I'm having a puzzling problem with %lld conversion handling
in ap_php_snprintf, and it seems to be gcc version-dependent.
I found this problem through Statgrab, which has this macro:
#define PHP_SG_ADD_LLVAL(rtz, key, val) { \
char tmp[256]; \
int tmp_len = snprintf((char *)&tmp, sizeof(tmp) - 1, "%lld", val); \
add_assoc_stringl_ex(rtz, key, sizeof(key), tmp, tmp_len, 1); \
}
main/snprintf.[hc]:
#define snprintf ap_php_snprintf
PHPAPI int ap_php_snprintf(char *buf, size_t len, const char *format,...)
The above macro works fine on some machines, and produces "%ld" on others.

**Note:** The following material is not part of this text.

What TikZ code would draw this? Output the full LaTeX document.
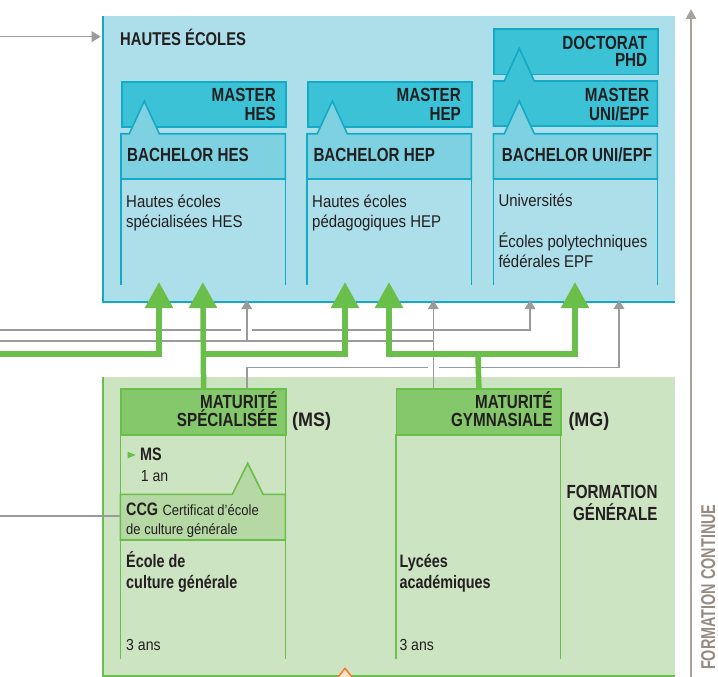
\documentclass[tikz,border=0pt]{standalone}
\usepackage{fontspec}
\setmainfont{Liberation Sans}
\newfontfamily\CondB{Liberation Sans}[FakeStretch=0.8]
\newfontfamily\CondP{Liberation Sans}[FakeStretch=0.92]
\newfontfamily\CondR{Liberation Sans}[FakeStretch=0.88]
\newfontfamily\CondV{Liberation Sans}[FakeStretch=0.72]
\usetikzlibrary{arrows.meta}
\definecolor{bluebg}{HTML}{ADDFEA}
\definecolor{cyanline}{HTML}{14AAC7}
\definecolor{masterfill}{HTML}{3BC2D6}
\definecolor{bachfill}{HTML}{7ED1E0}
\definecolor{greenbg}{HTML}{CCE4C2}
\definecolor{greenc}{HTML}{6ABF4B}
\definecolor{greenhead}{HTML}{85C76B}
\definecolor{ccgfill}{HTML}{B5D8A4}
\definecolor{grayc}{HTML}{9A9A9C}
\definecolor{contline}{HTML}{ACA199}
\definecolor{conttext}{HTML}{978A81}
\definecolor{textc}{HTML}{231F20}
\definecolor{orangec}{HTML}{F47B2A}
\definecolor{peach}{HTML}{FBE2CC}
\newcommand\HeadFont{\CondB\bfseries\fontsize{19}{20}\selectfont}
\newcommand\ParFont{\CondP\bfseries\fontsize{19.5}{20}\selectfont}
\newcommand\TitleFont{\CondB\bfseries\fontsize{18.5}{20}\selectfont}
\newcommand\MidFont{\CondB\bfseries\fontsize{18}{20}\selectfont}
\newcommand\RegFont{\CondR\fontsize{17}{20}\selectfont}
\newcommand\DurFont{\CondR\fontsize{16}{20}\selectfont}
\newcommand\SmlFont{\CondR\fontsize{14.8}{16}\selectfont}
\newcommand\VertFont{\CondV\bfseries\fontsize{20}{20}\selectfont}
\begin{document}
\begin{tikzpicture}[x=1pt,y=-1pt,
  hd/.style={font=\HeadFont, text=textc, inner sep=0pt},
  pa/.style={font=\ParFont, text=textc, inner sep=0pt},
  md/.style={font=\MidFont, text=textc, inner sep=0pt},
  rg/.style={font=\RegFont, text=textc, inner sep=0pt},
  du/.style={font=\DurFont, text=textc, inner sep=0pt},
  sm/.style={font=\SmlFont, text=textc, inner sep=0pt},
  bbox/.style={draw=cyanline, line width=1.6pt},
  gbox/.style={draw=greenc, line width=1.6pt},
  gline/.style={draw=grayc, line width=1.6pt},
  garr/.style={gline, -{Triangle[width=10.5pt,length=9pt]}},
  grn/.style={draw=greenc, line width=5.5pt},
  grnarr/.style={grn, -{Triangle[width=27pt,length=26pt]}},
  grnarrs/.style={grn, {Triangle[width=27pt,length=26pt]}-{Triangle[width=27pt,length=26pt]}}
]
\useasboundingbox (0,0) rectangle (718,677);

% ---------- Hautes ecoles panel ----------
\fill[bluebg] (102,16) rectangle (675,302);
\draw[cyanline, line width=2pt] (102.7,16) -- (102.7,301.7) -- (675,301.7);
\node[font=\TitleFont, text=textc, inner sep=0pt, anchor=base west] (he) at (120,46) {HAUTES ÉCOLES};

% column HES
\node[bbox, fill=masterfill, minimum width=164.3pt, minimum height=45pt, inner sep=0pt, anchor=north west] (mhes) at (121,81) {};
\draw[bbox, fill=bachfill] (121,179) -- (121,133.7) -- (129.3,133.7) -- (144.3,101) -- (159.3,133.7) -- (285.3,133.7) -- (285.3,179) -- cycle;
\draw[bbox] (121,179) -- (121,285) (285.3,179) -- (285.3,285);
% column HEP
\node[bbox, fill=masterfill, minimum width=164.3pt, minimum height=45pt, inner sep=0pt, anchor=north west] (mhep) at (307,81) {};
\draw[bbox, fill=bachfill] (307,179) -- (307,133.7) -- (317.3,133.7) -- (332.3,101) -- (347.3,133.7) -- (471.3,133.7) -- (471.3,179) -- cycle;
\draw[bbox] (307,179) -- (307,285) (471.3,179) -- (471.3,285);
% column UNI/EPF
\node[bbox, fill=masterfill, minimum width=164pt, minimum height=45.4pt, inner sep=0pt, anchor=north west] (doc) at (493.3,28.3) {};
\draw[bbox, fill=masterfill] (493.3,126) -- (493.3,81) -- (504.3,81) -- (519.3,48.3) -- (534.3,81) -- (657.3,81) -- (657.3,126) -- cycle;
\draw[bbox, fill=bachfill] (493.3,179) -- (493.3,133.7) -- (504.3,133.7) -- (519.3,101) -- (534.3,133.7) -- (657.3,133.7) -- (657.3,179) -- cycle;
\draw[bbox] (493.3,179) -- (493.3,285) (657.3,179) -- (657.3,285);

\node[hd, anchor=base east] (m1a) at (276,101.7) {MASTER};
\node[hd, anchor=base east] (m1b) at (276,120.7) {HES};
\node[hd, anchor=base east] (m2a) at (461,101.7) {MASTER};
\node[hd, anchor=base east] (m2b) at (461,120.7) {HEP};
\node[hd, anchor=base east] (d3a) at (647.3,49.3) {DOCTORAT};
\node[hd, anchor=base east] (d3b) at (647.3,66.7) {PHD};
\node[hd, anchor=base east] (m3a) at (649.3,101.7) {MASTER};
\node[hd, anchor=base east] (m3b) at (649.3,120.7) {UNI/EPF};
\node[hd, anchor=base west] (b1) at (127,161.3) {BACHELOR HES};
\node[hd, anchor=base west] (b2) at (313.3,161.3) {BACHELOR HEP};
\node[hd, anchor=base west] (b3) at (501.7,161.3) {BACHELOR UNI/EPF};
\node[rg, anchor=base west] (t1a) at (126,207.3) {Hautes écoles};
\node[rg, anchor=base west] (t1b) at (126,227) {spécialisées HES};
\node[rg, anchor=base west] (t2a) at (312,207.3) {Hautes écoles};
\node[rg, anchor=base west] (t2b) at (312,227) {pédagogiques HEP};
\node[rg, anchor=base west] (t3a) at (498.3,206.7) {Universités};
\node[rg, anchor=base west] (t3b) at (498.3,247.7) {Écoles polytechniques};
\node[rg, anchor=base west] (t3c) at (498.3,267.3) {fédérales EPF};

% ---------- Formation generale panel ----------
\fill[greenbg] (102,377) rectangle (675,677);
\draw[greenc, line width=2pt] (102.7,377) -- (102.7,675.7) -- (675,675.7);
\fill[peach, draw=orangec, line width=1.5pt] (336.5,679) -- (345,668.3) -- (353.5,679);

% MS column
\node[gbox, fill=greenhead, minimum width=165pt, minimum height=46.3pt, inner sep=0pt, anchor=north west] (msh) at (120.3,388) {};
\draw[gbox] (120.3,434.3) -- (120.3,659.3) (285.3,434.3) -- (285.3,659.3);
\draw[gbox, fill=ccgfill] (120.3,540) -- (120.3,494.3) -- (232.3,494.3) -- (247.7,463.3) -- (263.1,494.3) -- (285.3,494.3) -- (285.3,540) -- cycle;
% MG column
\node[gbox, fill=greenhead, minimum width=164.5pt, minimum height=46.3pt, inner sep=0pt, anchor=north west] (mgh) at (395.8,388) {};
\draw[gbox] (395.8,434.3) -- (395.8,659.3) (560.3,434.3) -- (560.3,659.3);

\node[hd, anchor=base east] (ms1) at (277.7,408.3) {MATURITÉ};
\node[hd, anchor=base east] (ms2) at (277.7,426) {SPÉCIALISÉE};
\node[pa, anchor=base west] (ms3) at (292,426) {(MS)};
\node[hd, anchor=base east] (mg1) at (552.7,408.3) {MATURITÉ};
\node[hd, anchor=base east] (mg2) at (552.7,426) {GYMNASIALE};
\node[pa, anchor=base west] (mg3) at (568.3,426) {(MG)};
\fill[greenc] (127.7,451.7) -- (135.7,455) -- (127.7,458.3) -- cycle;
\node[md, anchor=base west] (msy) at (140,460.7) {MS};
\node[du, anchor=base west] (msd) at (140.7,481.7) {1 an};
\node[md, anchor=base west] (ccg) at (126,515) {CCG};
\node[sm, anchor=base west] (ccga) at (162.3,515) {Certificat d’école};
\node[sm, anchor=base west] (ccgb) at (126,534.3) {de culture générale};
\node[md, anchor=base west] (ec1) at (126,567.7) {École de};
\node[md, anchor=base west] (ec2) at (126,588.3) {culture générale};
\node[du, anchor=base west] (ec3) at (126,650.7) {3 ans};
\node[md, anchor=base west] (ly1) at (399.3,567.7) {Lycées};
\node[md, anchor=base west] (ly2) at (399.3,588.3) {académiques};
\node[du, anchor=base west] (ly3) at (399.3,650.7) {3 ans};
\node[hd, anchor=base east] (fg1) at (657.7,498.3) {FORMATION};
\node[hd, anchor=base east] (fg2) at (657.7,520) {GÉNÉRALE};

% ---------- Formation continue ----------
\coordinate (fcBot) at (691,677);
\coordinate (fcTop) at (691,9);
\draw[contline, line width=2.2pt, -{Triangle[width=10pt,length=10pt]}] (fcBot) -- (fcTop);
\node[font=\VertFont, text=conttext, inner sep=0pt, rotate=90, anchor=base west] (fc) at (715,670) {FORMATION CONTINUE};

% ---------- gray connectors ----------
\coordinate (inTop) at (0,36.7);
\coordinate (heIn) at (100.7,36.7);
\coordinate (L330) at (0,330);
\coordinate (L341) at (0,341);
\coordinate (L354) at (0,354);
\coordinate (L516) at (0,516);
\coordinate (ccgL) at (119.5,516);
\coordinate (tHES) at (246.7,300);
\coordinate (tHEP) at (433.3,300);
\coordinate (tUNIa) at (530,300);
\coordinate (tUNIb) at (619,300);
\coordinate (gapC1) at (240.7,330);
\coordinate (gapC2) at (252.3,330);
\coordinate (gapB1) at (428.3,367.3);
\coordinate (gapB2) at (439,367.3);

\draw[garr] (inTop) -- (heIn);
\draw[gline] (L516) -- (ccgL);
\draw[gline] (L330) -- (gapC1);
\draw[garr] (gapC2) -| (tUNIa);
\draw[gline] (msh.north -| tHES) |- (gapB1);
\draw[garr] (gapB2) -| (tUNIb);
\draw[gline] (L341) -- (tHEP |- L341);
\draw[garr] (tHES |- L341) -- (tHES);
\draw[garr] (mgh.north -| tHEP) -- (tHEP);

% ---------- green connectors ----------
\coordinate (gHES1) at (159,282);
\coordinate (gHES2) at (202.8,282);
\coordinate (gHEP1) at (345,282);
\coordinate (gHEP2) at (389,282);
\coordinate (gUNI) at (575,282);
\coordinate (msJ) at (202.8,354);
\coordinate (mgJ) at (478,354);
\draw[grnarr] (L354) -| (gHES1);
\draw[grnarr] (msh.north) -- (gHES2);
\draw[grnarr] (msJ) -| (gHEP1);
\draw[grn] (mgh.north) -- (mgJ);
\draw[grnarrs] (gHEP2) |- (mgJ) -| (gUNI);
\end{tikzpicture}
\end{document}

I have these configurations:
working: two FreeBSD-4 boxes (cc is 2.95.4), one of these has PHP 4.3.9
installed, the other one 5.0.3
broken: FreeBSD-5 (cc is 3.4.2 [FreeBSD] 20040728), PHP 4.3.10,
RHEL3 (cc is 3.2.3 20030502 (Red Hat Linux 3.2.3-42)), PHP 4.3.10
I don't see much in common between the broken installs except the major
versions of the compilers.
Has anyone else seen this?
--
How many Vietnam vets does it take to screw in a light bulb?
You don't know, man. You don't KNOW.